* [To be done]:
Exclude the pictures, then copy word for word the lines running from the beginning of the records through the line with "const binCount = 50;".

....................

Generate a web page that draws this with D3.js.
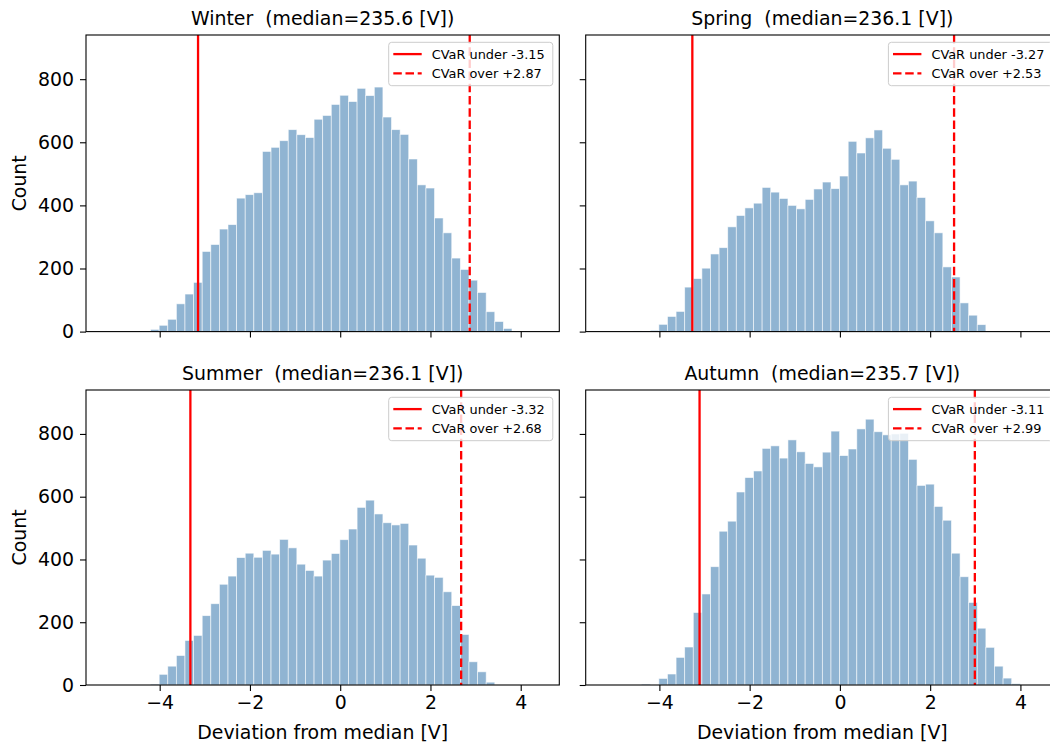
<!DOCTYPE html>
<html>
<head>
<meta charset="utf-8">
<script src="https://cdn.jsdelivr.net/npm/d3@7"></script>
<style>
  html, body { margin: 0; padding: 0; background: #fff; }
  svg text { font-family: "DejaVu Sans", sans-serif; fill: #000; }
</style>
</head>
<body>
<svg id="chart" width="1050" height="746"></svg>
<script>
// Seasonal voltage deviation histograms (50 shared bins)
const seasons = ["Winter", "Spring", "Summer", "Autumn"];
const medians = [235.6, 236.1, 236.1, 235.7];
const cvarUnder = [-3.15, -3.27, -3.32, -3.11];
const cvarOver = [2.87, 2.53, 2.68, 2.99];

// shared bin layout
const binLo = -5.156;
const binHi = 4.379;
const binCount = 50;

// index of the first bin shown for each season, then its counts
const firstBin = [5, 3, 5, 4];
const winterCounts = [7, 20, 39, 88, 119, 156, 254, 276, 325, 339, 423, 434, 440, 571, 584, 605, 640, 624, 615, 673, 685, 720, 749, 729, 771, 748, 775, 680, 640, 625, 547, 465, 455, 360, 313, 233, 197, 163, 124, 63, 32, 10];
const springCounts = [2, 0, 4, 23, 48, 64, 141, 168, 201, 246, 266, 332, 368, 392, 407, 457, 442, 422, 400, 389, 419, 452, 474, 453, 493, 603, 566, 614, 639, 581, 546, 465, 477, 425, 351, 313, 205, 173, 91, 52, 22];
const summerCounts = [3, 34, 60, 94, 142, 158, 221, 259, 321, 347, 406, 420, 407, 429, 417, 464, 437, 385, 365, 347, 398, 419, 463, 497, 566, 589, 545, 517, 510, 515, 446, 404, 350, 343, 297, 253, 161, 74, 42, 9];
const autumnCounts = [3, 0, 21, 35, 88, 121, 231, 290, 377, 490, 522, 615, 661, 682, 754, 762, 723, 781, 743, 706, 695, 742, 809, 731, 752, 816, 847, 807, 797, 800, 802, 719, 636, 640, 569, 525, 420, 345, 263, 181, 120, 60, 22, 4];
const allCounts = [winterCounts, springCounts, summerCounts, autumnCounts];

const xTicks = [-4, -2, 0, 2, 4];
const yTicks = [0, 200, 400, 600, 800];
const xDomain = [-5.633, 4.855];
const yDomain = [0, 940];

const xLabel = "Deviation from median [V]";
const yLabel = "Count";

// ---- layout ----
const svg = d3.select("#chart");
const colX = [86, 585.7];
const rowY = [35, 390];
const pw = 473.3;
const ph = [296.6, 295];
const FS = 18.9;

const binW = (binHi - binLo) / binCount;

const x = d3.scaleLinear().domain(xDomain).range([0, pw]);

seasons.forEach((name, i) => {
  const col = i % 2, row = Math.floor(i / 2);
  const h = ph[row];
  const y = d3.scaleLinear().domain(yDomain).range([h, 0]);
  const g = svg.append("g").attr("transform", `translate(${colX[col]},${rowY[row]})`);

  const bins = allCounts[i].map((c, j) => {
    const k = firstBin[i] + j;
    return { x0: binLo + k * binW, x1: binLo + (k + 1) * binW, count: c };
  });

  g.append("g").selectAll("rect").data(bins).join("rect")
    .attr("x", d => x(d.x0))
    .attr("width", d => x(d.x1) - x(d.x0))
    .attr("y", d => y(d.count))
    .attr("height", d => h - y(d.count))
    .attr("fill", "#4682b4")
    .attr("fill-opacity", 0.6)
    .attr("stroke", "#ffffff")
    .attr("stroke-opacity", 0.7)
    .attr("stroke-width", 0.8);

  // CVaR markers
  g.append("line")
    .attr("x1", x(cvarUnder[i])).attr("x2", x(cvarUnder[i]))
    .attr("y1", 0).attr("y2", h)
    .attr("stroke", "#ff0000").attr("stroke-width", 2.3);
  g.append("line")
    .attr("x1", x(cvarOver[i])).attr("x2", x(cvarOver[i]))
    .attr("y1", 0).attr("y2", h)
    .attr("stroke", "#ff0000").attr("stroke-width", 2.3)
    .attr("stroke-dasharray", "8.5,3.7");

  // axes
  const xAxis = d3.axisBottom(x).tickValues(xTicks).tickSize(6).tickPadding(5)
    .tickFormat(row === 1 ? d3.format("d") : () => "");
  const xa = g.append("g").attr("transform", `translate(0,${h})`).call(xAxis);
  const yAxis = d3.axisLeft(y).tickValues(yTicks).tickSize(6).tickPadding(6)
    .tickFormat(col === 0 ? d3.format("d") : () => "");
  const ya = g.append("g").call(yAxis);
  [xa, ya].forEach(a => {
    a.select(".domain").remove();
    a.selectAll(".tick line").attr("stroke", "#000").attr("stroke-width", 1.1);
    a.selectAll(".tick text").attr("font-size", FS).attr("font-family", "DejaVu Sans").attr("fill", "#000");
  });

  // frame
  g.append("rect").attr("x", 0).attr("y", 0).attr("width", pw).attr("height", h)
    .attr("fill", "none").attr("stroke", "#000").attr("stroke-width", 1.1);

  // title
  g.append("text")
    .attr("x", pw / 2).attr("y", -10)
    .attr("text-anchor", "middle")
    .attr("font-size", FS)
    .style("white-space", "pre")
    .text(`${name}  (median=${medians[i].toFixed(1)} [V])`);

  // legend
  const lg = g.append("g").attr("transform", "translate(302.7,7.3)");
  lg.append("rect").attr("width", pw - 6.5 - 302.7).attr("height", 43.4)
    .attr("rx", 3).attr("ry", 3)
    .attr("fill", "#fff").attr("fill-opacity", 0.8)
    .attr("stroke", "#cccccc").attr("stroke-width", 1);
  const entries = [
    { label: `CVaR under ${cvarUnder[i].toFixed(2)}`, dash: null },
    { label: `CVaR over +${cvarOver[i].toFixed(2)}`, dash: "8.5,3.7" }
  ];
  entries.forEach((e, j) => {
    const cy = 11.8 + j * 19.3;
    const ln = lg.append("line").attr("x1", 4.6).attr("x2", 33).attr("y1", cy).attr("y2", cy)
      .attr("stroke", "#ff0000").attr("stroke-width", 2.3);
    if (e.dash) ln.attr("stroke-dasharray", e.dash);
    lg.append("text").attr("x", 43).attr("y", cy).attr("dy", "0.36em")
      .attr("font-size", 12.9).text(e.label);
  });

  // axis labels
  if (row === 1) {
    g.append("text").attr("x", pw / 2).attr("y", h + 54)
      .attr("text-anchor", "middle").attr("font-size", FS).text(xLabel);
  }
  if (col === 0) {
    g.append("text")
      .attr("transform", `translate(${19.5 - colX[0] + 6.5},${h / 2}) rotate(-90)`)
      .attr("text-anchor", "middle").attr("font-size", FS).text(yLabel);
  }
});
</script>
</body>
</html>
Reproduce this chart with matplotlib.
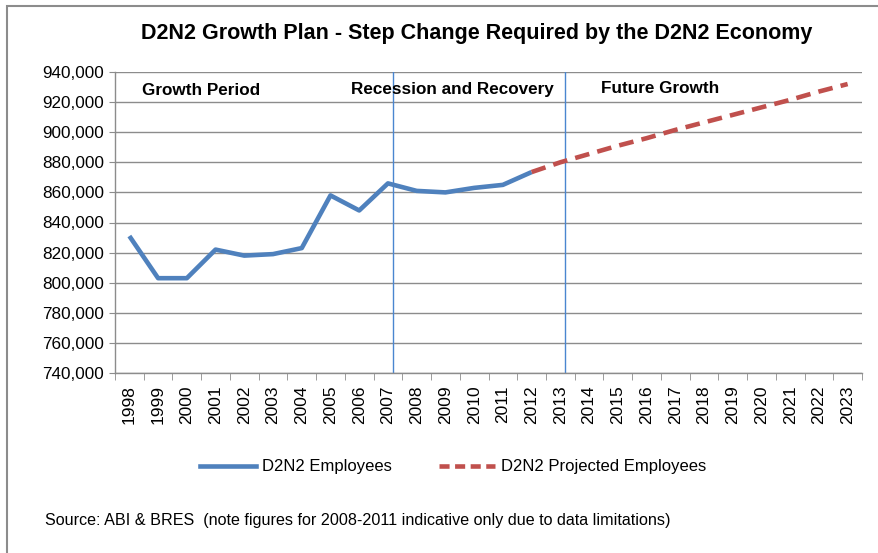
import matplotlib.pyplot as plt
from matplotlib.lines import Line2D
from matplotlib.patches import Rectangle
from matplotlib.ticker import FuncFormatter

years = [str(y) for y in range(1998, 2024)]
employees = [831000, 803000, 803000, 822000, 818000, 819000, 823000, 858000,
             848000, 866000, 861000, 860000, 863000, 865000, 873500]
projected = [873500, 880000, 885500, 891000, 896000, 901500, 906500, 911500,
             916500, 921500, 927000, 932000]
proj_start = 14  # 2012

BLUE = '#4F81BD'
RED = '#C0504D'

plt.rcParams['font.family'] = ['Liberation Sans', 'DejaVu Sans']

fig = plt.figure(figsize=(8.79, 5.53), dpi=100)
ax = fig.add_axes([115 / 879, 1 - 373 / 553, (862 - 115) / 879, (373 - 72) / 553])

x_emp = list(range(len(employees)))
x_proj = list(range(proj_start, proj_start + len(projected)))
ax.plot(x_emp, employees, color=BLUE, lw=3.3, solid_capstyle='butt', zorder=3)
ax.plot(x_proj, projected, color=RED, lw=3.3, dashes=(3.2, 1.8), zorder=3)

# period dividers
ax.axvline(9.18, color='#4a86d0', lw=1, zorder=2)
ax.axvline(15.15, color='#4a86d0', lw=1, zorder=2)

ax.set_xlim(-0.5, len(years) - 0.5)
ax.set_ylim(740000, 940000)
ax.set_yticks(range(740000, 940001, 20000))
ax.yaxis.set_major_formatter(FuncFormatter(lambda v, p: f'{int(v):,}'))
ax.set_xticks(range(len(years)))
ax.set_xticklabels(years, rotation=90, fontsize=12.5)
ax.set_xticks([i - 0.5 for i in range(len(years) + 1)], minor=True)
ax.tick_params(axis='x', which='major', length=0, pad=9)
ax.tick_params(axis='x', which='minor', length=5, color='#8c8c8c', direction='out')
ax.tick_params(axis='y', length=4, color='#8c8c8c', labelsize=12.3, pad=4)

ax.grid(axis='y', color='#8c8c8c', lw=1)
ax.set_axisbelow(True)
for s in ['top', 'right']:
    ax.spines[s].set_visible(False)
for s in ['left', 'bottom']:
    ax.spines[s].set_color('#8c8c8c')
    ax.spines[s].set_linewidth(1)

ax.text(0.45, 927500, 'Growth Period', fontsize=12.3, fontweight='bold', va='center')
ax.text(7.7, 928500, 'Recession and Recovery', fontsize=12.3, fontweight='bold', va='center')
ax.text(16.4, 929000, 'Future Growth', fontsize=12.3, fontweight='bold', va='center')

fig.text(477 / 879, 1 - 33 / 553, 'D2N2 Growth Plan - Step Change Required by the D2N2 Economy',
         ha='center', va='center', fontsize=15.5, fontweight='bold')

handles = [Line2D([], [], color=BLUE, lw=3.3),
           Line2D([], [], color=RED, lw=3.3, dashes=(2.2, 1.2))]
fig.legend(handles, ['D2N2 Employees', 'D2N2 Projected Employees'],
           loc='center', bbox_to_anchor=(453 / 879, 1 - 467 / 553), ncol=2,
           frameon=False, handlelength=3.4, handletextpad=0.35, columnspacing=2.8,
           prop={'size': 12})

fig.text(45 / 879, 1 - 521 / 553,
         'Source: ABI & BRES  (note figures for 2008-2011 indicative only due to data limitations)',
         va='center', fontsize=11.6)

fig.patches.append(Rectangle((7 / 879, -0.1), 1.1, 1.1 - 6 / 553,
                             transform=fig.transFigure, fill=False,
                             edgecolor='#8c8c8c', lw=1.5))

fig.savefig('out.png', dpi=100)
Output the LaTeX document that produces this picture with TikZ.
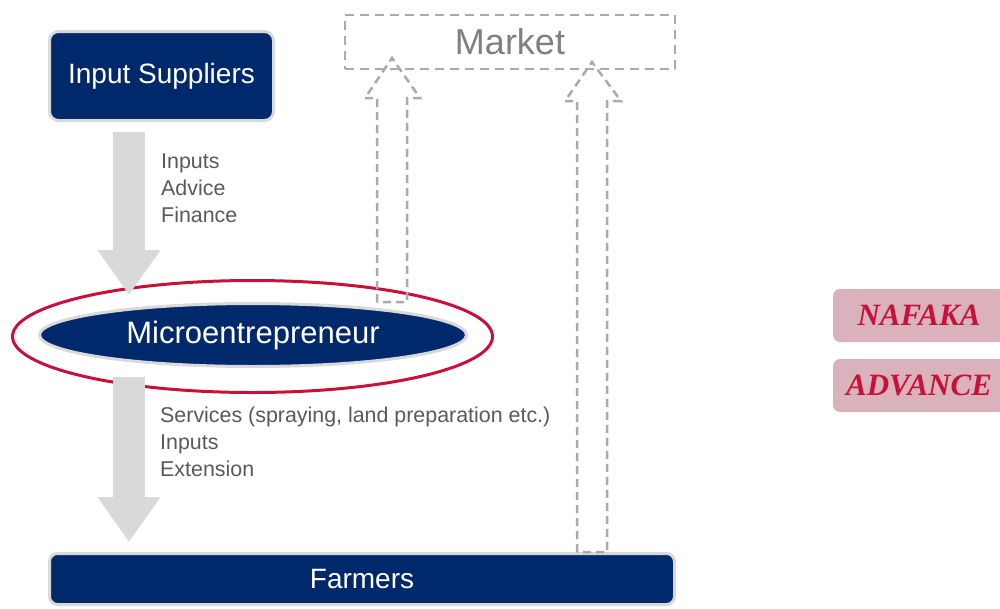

....................

* [Solved problem]:
Generate a web page that draws this with D3.js.
<!DOCTYPE html>
<html>
<head>
<meta charset="utf-8">
<script src="https://cdn.jsdelivr.net/npm/d3@7"></script>
<style>
  html, body { margin: 0; padding: 0; background: #fff; }
  svg text { font-family: "DejaVu Sans", sans-serif; fill: #000; }
</style>
</head>
<body>
<svg id="chart" width="1050" height="746"></svg>
<script>
// Seasonal voltage deviation histograms (50 shared bins)
const seasons = ["Winter", "Spring", "Summer", "Autumn"];
const medians = [235.6, 236.1, 236.1, 235.7];
const cvarUnder = [-3.15, -3.27, -3.32, -3.11];
const cvarOver = [2.87, 2.53, 2.68, 2.99];

// shared bin layout
const binLo = -5.156;
const binHi = 4.379;
const binCount = 50;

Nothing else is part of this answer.